Associated Press

WASHINGTON — President Obama offered 102 federal inmates the chance to leave prison early, wielding his clemency powers Thursday as part of his end-of-term push to spur action on criminal justice reform.

The latest round of commutations brings to 774 the number of sentences Obama has shortened, including 590 this year. The White House said it’s more than the previous 11 presidents put together. Thirty-four of the new recipients had been serving life sentences.

Almost all the prisoners had been convicted of nonviolent crimes related to cocaine, methamphetamine or other drugs, although some were also serving time for firearms violations in connection with drug trafficking, possession or sales. Almost all are men, though they represent a diverse cross-section of the country geographically.

“The vast majority of today’s grants were for individuals serving unduly harsh sentences for drug-related crimes under outdated sentencing laws,” said Neil Eggleston, Obama’s White House counsel. He said Obama will continue considering clemency applications throughout the remaining months of his presidency.
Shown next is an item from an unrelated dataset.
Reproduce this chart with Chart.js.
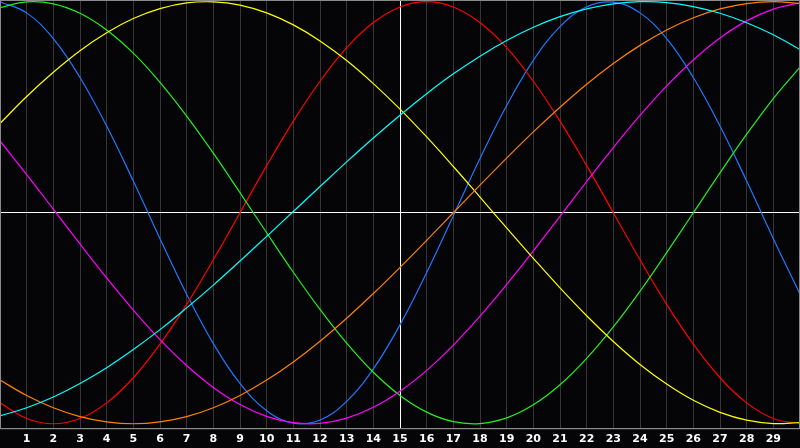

Still, Obama’s order doesn’t set all the prisoners free right away. Many of those receiving commutations won’t see their sentences end until October 2018, long into the next president’s term.

Obama’s bid to lessen the burden on nonviolent offenders reflects his long-held view that decades of onerous sentencing requirements put tens of thousands behind bars for far too long. He has used the aggressive pace of his commutations to increase pressure on Congress to pass a broader fix while using his executive powers to address individual cases where possible.